The safety precautions at Indian Point may be worse than we'd thought. Nearly 40 percent of the nearby nuclear plant—which has been under increased scrutiny since the devastating earthquake in Japan led to a Chernobyl-level crisis around the Fukushima reactor there—has no manual fire suppression systems, like hydrants or fire extinguishers. And 63 percent of the plant is lacking in smoke, heat or flame detectors, the News reports.
Indian Point's two active reactors are divided into 275 fire zones, of which 198 lack automatic fire suppression systems, according to Nuclear Regulatory Commission (NRC) records from 2009. According to the News, particularly vulnerable spots include the spent fuel pool at Indian Point 3, "where radioactive and superheated fuel rods are kept cool. A spent-fuel pool triggered Japan's nuke accident."
The tabloid picked up on the troubling news from a March 28 petition by Attorney General Eric Schneiderman to the NRC that argued that most of the plant's fire zones "violate minimum federal fire safety regulations."
"For years," Scheniderman said, "the NRC has looked the other way as Indian Point ignores the most basic safety standards. With nearly 20 million people living and working within 50 miles ... that's a risk we simply cannot afford."
Not that Entergy, which runs the plant, agrees. "Public safety is our No. 1 priority," said Fred Dacimo, vice president of operations. "Nothing is more important." But even so, he acknowledged to the paper the absence of fire proper protection in dozens of the reactor's fire zones, saying, "It's hard to explain that to John Q. Public."

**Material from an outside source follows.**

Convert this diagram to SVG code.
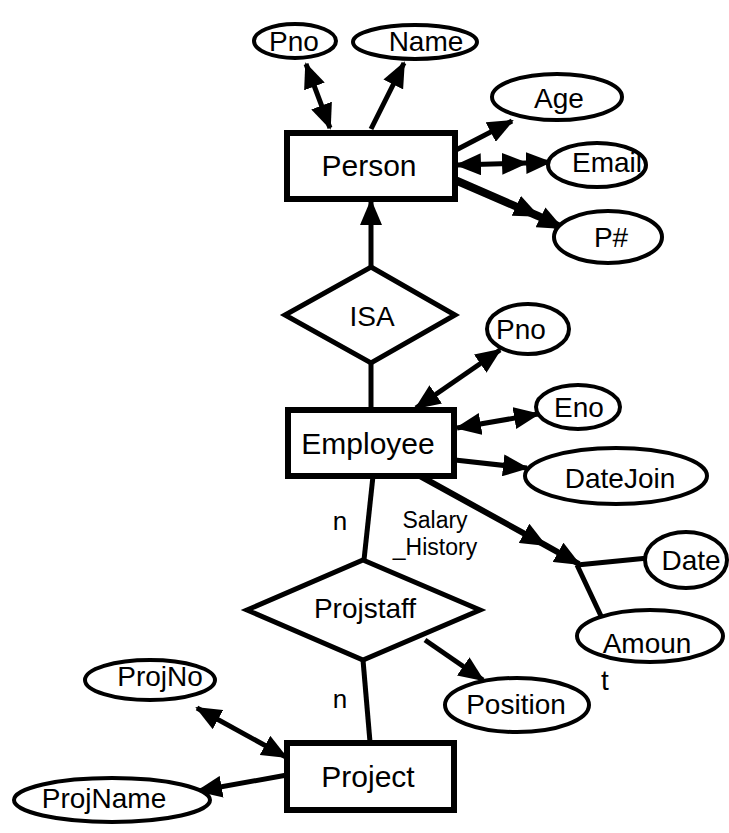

According to Dacimo, several fire zones include large expanses of concrete and steel that can't burn while others have open space and still more hold few combustible materials.
A spokesman for the NRC, which has been reviewing Entergy's requested exemptions for the plant since 2009, tells the tabloid that it has not "identified any issues that rise to the level of an immediate safety concern." Schneiderman, for his part, responded by saying that the feds are too tight with the industry.